Even Wall Street's Biggest Permabulls Are Throwing In The "Recovery" Towel

When 2015 rolled around, Wall Street's best weathermen, pardon, "economisseds" eagerly proclaimed that growth in 2015 in general, and Q1 and Q2 in particular would be superb, "above consensus" and on an "escape velocity" by which we mean a continuation of the Q3 GDP surge courtesy of Obamacare (they completely ignored the pervasive snowfall that was blanketing the Northeast around the same time, on which 3 months later they would blame why they were so very wrong).

Instead what happened yet again was another year of utter humiliation for said weathermen, pardon "economisseds" when Q1 GDP did, well, this.


In other words, a carbon copy replica of what happened last year. Well, not quite.

Unlike last year when every single weatherman, pardon "economissed", quickly declared the collapse in Q1 GDP from an initial consensus of 3% to an abysmal -2.5% was due to the weather, and not due to a dramatic tightening in Chinese end demand, this time there is suddenly no silver lining, and one after another, the economisseds are lining up to say that, ooops, they were all wrong.

We start with everyone's favorite permabullish economissed, Groundhog Phil's nemesis, Joe LaVorgna. His initial Q1 GDP was in the 3%+ range.It ended up being off by a few thousands percent. But what's truly scary is that even Wall Street's most amusing permabull can no longer see a silver lining in the current quarter.

Advance Q1 real GDP rose just +0.2% at an annualized rate compared to a +2.2% gain in the prior quarter, below the consensus +1.0% estimate. Inflation-adjusted consumer spending increased 1.9% compared to a 4.4% gain in the prior quarter. Final sales to private domestic purchasers, the best proxy for measuring underlying private demand, were up only 1.1% in the quarter, similar to the weather-impacted 1.0% gain in Q1 2014.

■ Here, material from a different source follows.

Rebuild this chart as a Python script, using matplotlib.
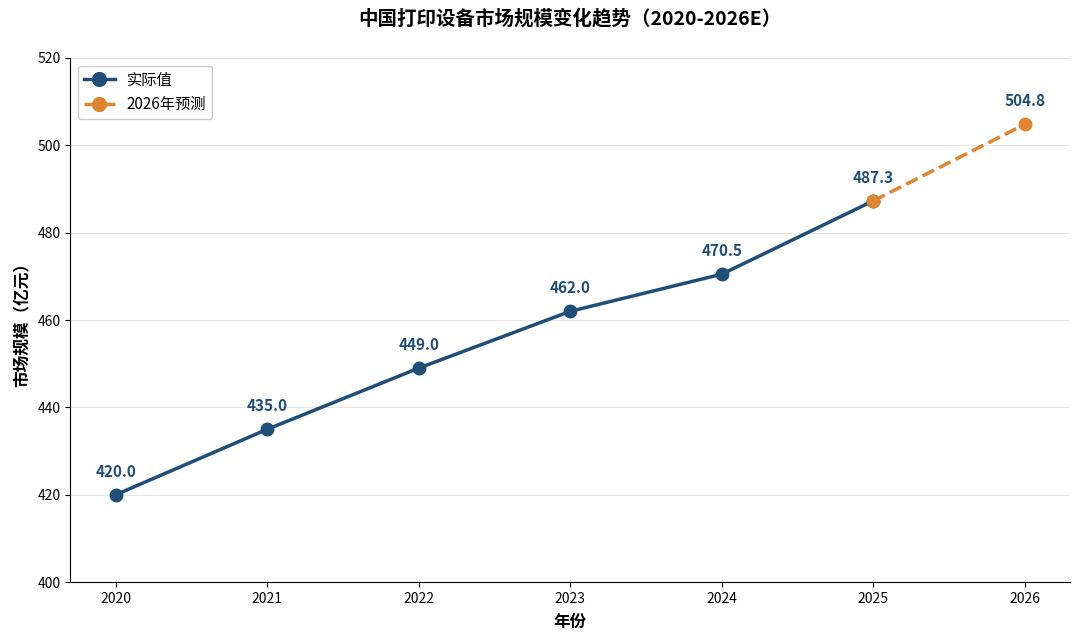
import matplotlib
matplotlib.use('Agg')
import matplotlib.pyplot as plt

plt.rcParams['font.family'] = ['Noto Sans CJK SC', 'DejaVu Sans']
plt.rcParams['axes.unicode_minus'] = False

years_actual = [2020, 2021, 2022, 2023, 2024, 2025]
values_actual = [420.0, 435.0, 449.0, 462.0, 470.5, 487.3]
years_forecast = [2025, 2026]
values_forecast = [487.3, 504.8]

BLUE = '#1f4e79'
ORANGE = '#dd8530'

fig = plt.figure(figsize=(10.8, 6.44), dpi=100)
ax = fig.add_axes([0.065, 0.096, 0.926, 0.814])

ax.plot(years_actual, values_actual, color=BLUE, linewidth=2.5, marker='o',
        markersize=9, label='实际值', zorder=3)
ax.plot(years_forecast, values_forecast, color=ORANGE, linewidth=2.5, linestyle='--',
        marker='o', markersize=9, label='2026年预测', zorder=4)

for x, y in zip(years_actual + years_forecast[1:], values_actual + values_forecast[1:]):
    ax.annotate(f'{y:.1f}', (x, y), xytext=(0, 11), textcoords='offset points',
                ha='center', va='bottom', fontsize=11, fontweight='bold', color=BLUE)

ax.set_xlim(2019.7, 2026.3)
ax.set_ylim(400, 520)
ax.set_xticks(range(2020, 2027))
ax.set_yticks(range(400, 521, 20))
ax.tick_params(labelsize=10)
ax.grid(axis='y', color='#e6e6e6', linewidth=0.8)
ax.set_axisbelow(True)
for s in ['top', 'right']:
    ax.spines[s].set_visible(False)

ax.set_xlabel('年份', fontsize=12, fontweight='bold', labelpad=5)
ax.set_ylabel('市场规模（亿元）', fontsize=12, fontweight='bold')
ax.set_title('中国打印设备市场规模变化趋势（2020-2026E）', fontsize=14,
             fontweight='bold', pad=24)

ax.legend(loc='upper left', fontsize=11, framealpha=1, edgecolor='#cccccc',
          markerscale=1.1)

fig.savefig('out.png', dpi=100)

Additionally, there was a much larger inventory build ($110 billion) in Q1 than what we had expected—it added 74 basis points to Q1 real GDP. This was the largest inventory accumulation since the $116.2 billion build in Q3 2010. Given the fact the various regional purchasing manager surveys have been weak in April, it appears that producers will allow inventory positions to run off. This tells us that current-quarter growth is likely to run around 2.5%, not the 4% snapback we had previously been anticipating.

Are you feeling ok Joe?

But before you assume that Joe has finally figured it out, a deeper look reveals much Kool Aid still remains:

GDP growth is likely to be significantly stronger in the second half of the year (3%-plus), because the negative effects of the pullback in energy spending and the strengthening dollar will fade. This will keep the Fed on track to initiate interest rate normalization at the September FOMC meeting. Moreover, even with only a relatively modest snapback in growth expected this quarter, significantly reduced potential real GDP means that the labor market should continue to tighten.

We wouldn't expect any less. Still, even assuming 3% growth in both Q3 and Q4, which is highly unlikely unless the Fed too launches QE, then the highest possible 2015 GDP print is 2.2%, which would be tied for the lowest since 2011.

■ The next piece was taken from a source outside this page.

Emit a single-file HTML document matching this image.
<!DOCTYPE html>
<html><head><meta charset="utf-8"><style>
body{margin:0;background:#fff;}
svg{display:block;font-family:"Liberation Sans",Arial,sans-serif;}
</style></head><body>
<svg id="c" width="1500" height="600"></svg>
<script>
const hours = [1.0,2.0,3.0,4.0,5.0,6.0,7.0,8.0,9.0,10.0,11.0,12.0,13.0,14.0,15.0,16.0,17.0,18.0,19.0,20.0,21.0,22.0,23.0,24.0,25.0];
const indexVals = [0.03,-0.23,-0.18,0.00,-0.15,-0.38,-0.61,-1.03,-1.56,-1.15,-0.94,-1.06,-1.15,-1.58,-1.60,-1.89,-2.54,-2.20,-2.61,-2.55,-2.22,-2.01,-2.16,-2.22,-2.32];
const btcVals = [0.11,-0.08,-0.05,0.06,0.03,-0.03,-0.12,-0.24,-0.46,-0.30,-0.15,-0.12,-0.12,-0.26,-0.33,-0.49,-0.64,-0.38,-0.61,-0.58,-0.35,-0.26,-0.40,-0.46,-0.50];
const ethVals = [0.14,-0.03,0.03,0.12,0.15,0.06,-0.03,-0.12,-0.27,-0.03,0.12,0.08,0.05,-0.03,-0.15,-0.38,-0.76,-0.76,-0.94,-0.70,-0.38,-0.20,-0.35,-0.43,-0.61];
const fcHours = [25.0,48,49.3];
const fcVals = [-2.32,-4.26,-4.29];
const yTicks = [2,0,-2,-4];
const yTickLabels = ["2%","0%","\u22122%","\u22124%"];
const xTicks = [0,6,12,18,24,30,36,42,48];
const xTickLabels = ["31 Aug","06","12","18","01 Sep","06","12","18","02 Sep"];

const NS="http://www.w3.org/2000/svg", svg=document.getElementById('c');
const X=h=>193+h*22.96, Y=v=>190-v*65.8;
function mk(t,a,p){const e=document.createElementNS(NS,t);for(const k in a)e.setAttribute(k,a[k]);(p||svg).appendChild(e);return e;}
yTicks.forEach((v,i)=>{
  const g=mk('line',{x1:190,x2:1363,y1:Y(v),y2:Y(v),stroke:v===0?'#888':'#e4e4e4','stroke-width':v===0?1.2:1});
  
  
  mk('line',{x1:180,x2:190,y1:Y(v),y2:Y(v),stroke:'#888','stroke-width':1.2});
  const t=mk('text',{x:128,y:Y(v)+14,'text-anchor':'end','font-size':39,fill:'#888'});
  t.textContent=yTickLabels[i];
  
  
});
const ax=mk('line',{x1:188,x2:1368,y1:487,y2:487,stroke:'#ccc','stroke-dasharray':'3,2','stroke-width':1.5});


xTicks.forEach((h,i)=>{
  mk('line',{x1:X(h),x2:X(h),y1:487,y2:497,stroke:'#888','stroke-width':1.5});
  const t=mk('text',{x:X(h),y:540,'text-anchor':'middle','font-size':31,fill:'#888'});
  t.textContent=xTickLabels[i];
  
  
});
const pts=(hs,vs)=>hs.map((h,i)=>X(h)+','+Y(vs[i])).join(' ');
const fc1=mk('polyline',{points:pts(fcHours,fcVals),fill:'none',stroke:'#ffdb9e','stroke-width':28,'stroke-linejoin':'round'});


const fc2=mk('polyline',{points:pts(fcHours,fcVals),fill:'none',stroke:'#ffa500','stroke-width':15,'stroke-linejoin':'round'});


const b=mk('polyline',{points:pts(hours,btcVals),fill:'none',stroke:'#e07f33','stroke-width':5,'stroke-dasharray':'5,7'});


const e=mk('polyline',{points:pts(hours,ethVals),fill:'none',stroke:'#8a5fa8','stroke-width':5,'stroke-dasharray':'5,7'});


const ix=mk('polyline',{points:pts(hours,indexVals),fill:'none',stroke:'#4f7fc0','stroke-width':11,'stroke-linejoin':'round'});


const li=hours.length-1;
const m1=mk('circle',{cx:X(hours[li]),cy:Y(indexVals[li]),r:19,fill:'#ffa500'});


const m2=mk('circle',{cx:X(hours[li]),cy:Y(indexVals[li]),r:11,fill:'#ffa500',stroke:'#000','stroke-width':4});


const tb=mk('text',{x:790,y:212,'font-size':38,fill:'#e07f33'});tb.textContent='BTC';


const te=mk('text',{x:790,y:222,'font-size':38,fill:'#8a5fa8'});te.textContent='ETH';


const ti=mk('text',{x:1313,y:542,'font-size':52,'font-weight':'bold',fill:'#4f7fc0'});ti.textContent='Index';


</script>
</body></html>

Are the recovery wheels suddenly coming off?

And just in case LaVorgna was not enough, here is permabull #2, BofA's Ethan Harris who just released a note titled "GDP: too weak to ignore" in which we read that he too, just slashed his Q2 forecast by more a third.

The economy only expanded by 0.2% in 1Q, coming in below consensus expectations of 1.0% and our forecast of 1.5% (Table 1). This is the exact same story as last year — the consensus was for low-1% and the first estimate of GDP was 0.2%. But last year, the data were subsequently revised even lower to -2.1%. And, it was easier to explain away the weakness from abnormally harsh winter weather and peculiar swings in a few of the components of growth. While there are “special factors” this year as well, including a port shutdown on the West Coast and poor weather in February, we are less comfortable dismissing these data.


There were two big shocks to hit the economy at the beginning of the year — the effect from the plunge in oil prices and rapid appreciation of the dollar — which are clearly serving as a bigger drag to growth and showing up earlier than we had expected. The strong dollar should remain a drag on growth in the coming quarters, but we expect the oil shock to turn neutral as consumer spends spend some of their savings from gas.

Uhm, Ethan, maybe hit F5 on the WTI chart buddy. If anything the ongoing surge in oil prices is about to slam a few nails in the US consumer's coffin. And just as they bought all those brand new and shiny gas-guzzling SUVs (using an Uncle Sam loan of course).

BofA's conclusion:

Considering these factors, we have revised down our forecast for 2Q GDP growth to 2.5% from 3.5% previously. We are holding with our forecast of 3.2% growth in 3Q and 4Q (Chart 1). However, for the year, growth is now averaging 2.4%, matching the pace last year. The long awaited pick-up in growth remains a forecast.

Good luck. We will revisit in a few months, just after the harsh spring showers make a mockery of this too economic forecast.